As we go though the string, any delimiters are changed into NULL terminators. The pointer after the (delimiter changed into a NULL) is stored as the start of the next split. If the last data character in the string is the delimiter, then the next character will be the NULL terminator. In this situation the last element in the array will point to the NULL terminator so we end up with an empty element.
What we’ve done is take an string and put NULL terminators throughout it. We’ve
also create an array of pointers into locations within the string after each
terminator. The string itself is the first element in the array. This way we
only have one malloc
for all the string data instead of needing one for each
substring. Due to this, we can’t have the caller free each part individually.

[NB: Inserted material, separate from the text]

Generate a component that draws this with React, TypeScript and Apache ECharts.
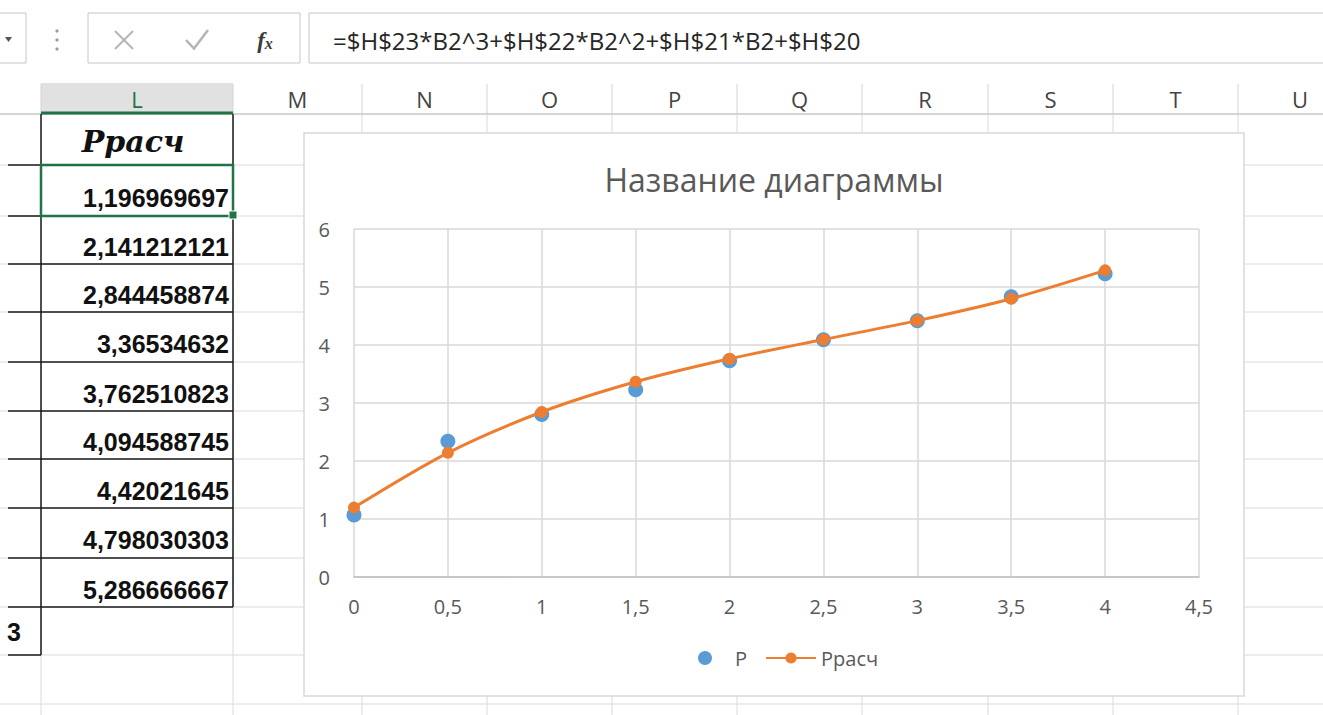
import React, { useEffect, useRef } from "react";
import * as echarts from "echarts";

// ---- data ----
const xValues = [0, 0.5, 1, 1.5, 2, 2.5, 3, 3.5, 4];
const pValues = [1.07, 2.34, 2.8, 3.23, 3.73, 4.09, 4.42, 4.83, 5.23];
const pCalcValues = [
  1.196969697, 2.141212121, 2.844458874, 3.36534632, 3.762510823,
  4.094588745, 4.42021645, 4.798030303, 5.286666667,
];
const seriesNames = ["Р", "Ррасч"];
const chartTitle = "Название диаграммы";
const tableHeader = "Ррасч";
const columnLetters = ["L", "M", "N", "O", "P", "Q", "R", "S", "T", "U"];
const formulaText = "=$H$23*B2^3+$H$22*B2^2+$H$21*B2+$H$20";
const leftCellText = "3";

// ---- layout (positions only) ----
const W = 1323;
const H = 715;
const colBounds = [41, 233, 362, 487, 612, 737, 862, 988, 1113, 1238, 1362];
const rowBounds = [114, 165, 216, 264, 312, 362, 411, 459, 508, 558, 607, 655, 704];
const GREEN = "#217346";
const GRID_GRAY = "#dadada";
const FONT = "'Open Sans', 'Noto Sans', sans-serif";

const fmtComma = (v: number) => String(v).replace(".", ",");

function buildGraphic() {
  const els: any[] = [];
  const Z = -20;
  const line = (x1: number, y1: number, x2: number, y2: number, stroke: string, lw = 1, z = Z) =>
    els.push({ type: "line", z, shape: { x1, y1, x2, y2 }, style: { stroke, lineWidth: lw } });

  // formula bar
  els.push({ type: "rect", z: Z, shape: { x: -10, y: 13, width: 36, height: 50 }, style: { fill: "#fff", stroke: "#c6c6c6", lineWidth: 1 } });
  els.push({ type: "polygon", z: Z, shape: { points: [[5, 37], [12, 37], [8.5, 42]] }, style: { fill: "#555" } });
  [31, 40, 49].forEach((cy) => els.push({ type: "circle", z: Z, shape: { cx: 57, cy, r: 1.6 }, style: { fill: "#9a9a9a" } }));
  els.push({ type: "rect", z: Z, shape: { x: 88, y: 13, width: 212, height: 50 }, style: { fill: "#fff", stroke: "#c6c6c6", lineWidth: 1 } });
  line(115, 31, 133, 49, "#b5b5b5", 2);
  line(133, 31, 115, 49, "#b5b5b5", 2);
  els.push({ type: "polyline", z: Z, shape: { points: [[186, 40], [194, 48.5], [208, 30]] }, style: { stroke: "#b5b5b5", lineWidth: 2.5, fill: null } });
  els.push({
    type: "text", z: Z, x: 265, y: 40,
    style: {
      text: "{f|f}{x|x}", align: "center", verticalAlign: "middle",
      rich: {
        f: { fontFamily: "'Liberation Serif', serif", fontStyle: "italic", fontWeight: "bold", fontSize: 23, fill: "#3a3a3a" },
        x: { fontFamily: "'Liberation Serif', serif", fontStyle: "italic", fontWeight: "bold", fontSize: 16, fill: "#3a3a3a", padding: [6, 0, 0, 0] },
      },
    },
  });
  els.push({ type: "rect", z: Z, shape: { x: 309, y: 13, width: 1040, height: 50 }, style: { fill: "#fff", stroke: "#c6c6c6", lineWidth: 1 } });
  els.push({
    type: "text", z: Z, x: 333, y: 40,
    style: { text: formulaText, fontFamily: FONT, fontSize: 24, fill: "#262626", align: "left", verticalAlign: "middle" },
  });

  // column header row
  els.push({ type: "rect", z: Z, shape: { x: 41, y: 83, width: 192, height: 31 }, style: { fill: "#e1e1e1" } });
  colBounds.forEach((x) => line(x, 84, x, 114, "#d4d4d4"));
  line(0, 114, W, 114, "#ababab");
  line(41, 113, 233, 113, GREEN, 3);
  columnLetters.forEach((c, i) => {
    const cx = (colBounds[i] + colBounds[i + 1]) / 2;
    els.push({
      type: "text", z: Z, x: cx, y: 99,
      style: { text: c, fontFamily: FONT, fontSize: 22, fill: i === 0 ? GREEN : "#444", align: "center", verticalAlign: "middle" },
    });
  });

  // grid lines
  rowBounds.slice(1).forEach((y) => line(0, y, W, y, GRID_GRAY));
  colBounds.forEach((x) => line(x, 114, x, H, GRID_GRAY));

  // black cell borders
  line(41, 114, 41, 655, "#1a1a1a", 1.5);
  line(233, 114, 233, 607, "#1a1a1a", 1.5);
  rowBounds.slice(1, 11).forEach((y) => line(8, y, 233, y, "#1a1a1a", 1.5));
  line(8, 655, 41, 655, "#1a1a1a", 1.5);

  // table texts
  els.push({
    type: "text", z: Z, x: 133, y: 141,
    style: { text: tableHeader, fontFamily: "'DejaVu Serif', 'Liberation Serif', serif", fontStyle: "italic", fontWeight: "bold", fontSize: 30, fill: "#111", align: "center", verticalAlign: "middle" },
  });
  pCalcValues.forEach((v, i) => {
    const top = rowBounds[i + 1];
    const bot = rowBounds[i + 2];
    els.push({
      type: "text", z: Z, x: 229, y: (top + bot) / 2 + 7,
      style: { text: fmtComma(v), fontFamily: "'Liberation Sans', Arial, sans-serif", fontWeight: "bold", fontSize: 25, fill: "#111", align: "right", verticalAlign: "middle" },
    });
  });
  els.push({
    type: "text", z: Z, x: 21, y: 632,
    style: { text: leftCellText, fontFamily: "'Liberation Sans', Arial, sans-serif", fontWeight: "bold", fontSize: 25, fill: "#111", align: "right", verticalAlign: "middle" },
  });

  // selected cell
  els.push({ type: "rect", z: Z + 1, shape: { x: 41, y: 165, width: 192, height: 51 }, style: { fill: null, stroke: GREEN, lineWidth: 2.5 } });
  els.push({ type: "rect", z: Z + 2, shape: { x: 229, y: 211, width: 8, height: 8 }, style: { fill: GREEN, stroke: "#fff", lineWidth: 1 } });

  // chart area
  els.push({ type: "rect", z: -5, shape: { x: 304, y: 133, width: 940, height: 563 }, style: { fill: "#fff", stroke: "#d9d9d9", lineWidth: 1.5 } });
  return els;
}

export default function App() {
  const ref = useRef<HTMLDivElement>(null);
  useEffect(() => {
    document.body.style.margin = "0";
    document.body.style.background = "#fff";
    if (!ref.current) return;
    const chart = echarts.init(ref.current, undefined, { renderer: "svg" });
    chart.setOption({
      animation: false,
      backgroundColor: "#fff",
      graphic: { elements: buildGraphic() },
      title: {
        text: chartTitle,
        left: 769,
        top: 158,
        textAlign: "center",
        textStyle: { fontFamily: FONT, fontSize: 32, fontWeight: "normal", color: "#595959" },
      },
      legend: {
        left: 693,
        top: 643,
        itemWidth: 50,
        itemHeight: 14,
        itemGap: 18,
        data: [{ name: seriesNames[0], icon: "circle" }, { name: seriesNames[1] }],
        textStyle: { fontFamily: FONT, fontSize: 20, color: "#595959" },
      },
      grid: { left: 354, top: 229, width: 845, height: 348 },
      xAxis: {
        type: "value",
        min: 0,
        max: 4.5,
        interval: 0.5,
        axisLine: { show: true, lineStyle: { color: "#bfbfbf", width: 1.5 } },
        axisTick: { show: false },
        splitLine: { show: true, lineStyle: { color: "#d9d9d9", width: 1.5 } },
        axisLabel: { formatter: (v: number) => fmtComma(v), color: "#595959", fontSize: 20, margin: 19, fontFamily: FONT },
      },
      yAxis: {
        type: "value",
        min: 0,
        max: 6,
        interval: 1,
        axisLine: { show: false },
        axisTick: { show: false },
        splitLine: { show: true, lineStyle: { color: "#d9d9d9", width: 1.5 } },
        axisLabel: { color: "#595959", fontSize: 20, margin: 24, fontFamily: FONT },
      },
      series: [
        {
          name: seriesNames[0],
          type: "scatter",
          data: xValues.map((x, i) => [x, pValues[i]]),
          symbol: "circle",
          symbolSize: 15,
          itemStyle: { color: "#5b9bd5", opacity: 1 },
          z: 2,
        },
        {
          name: seriesNames[1],
          type: "line",
          data: xValues.map((x, i) => [x, pCalcValues[i]]),
          smooth: 0.3,
          symbol: "circle",
          symbolSize: 12,
          lineStyle: { color: "#ed7d31", width: 3 },
          itemStyle: { color: "#ed7d31" },
          z: 3,
        },
      ],
    });
    return () => chart.dispose();
  }, []);
  return <div ref={ref} style={{ position: "absolute", left: 0, top: 0, width: W, height: H }} />;
}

Instead we need a separate function to handle freeing memory allocated by the
split function.
void str_split_free(char **in, size_t num_elm)
{
if (in == NULL)
return;
if (num_elm != 0)
free(in[0]);
free(in);
}
There are two allocations in the split array so naturally there will only be two deallocations (the array itself and the fist element in the array). Don’t forget the first element is the full string with the rest of the array containing pointers to specific locations within the string.
The number of elements isn’t really needed but it’s an additional safety check to prevent mistakes.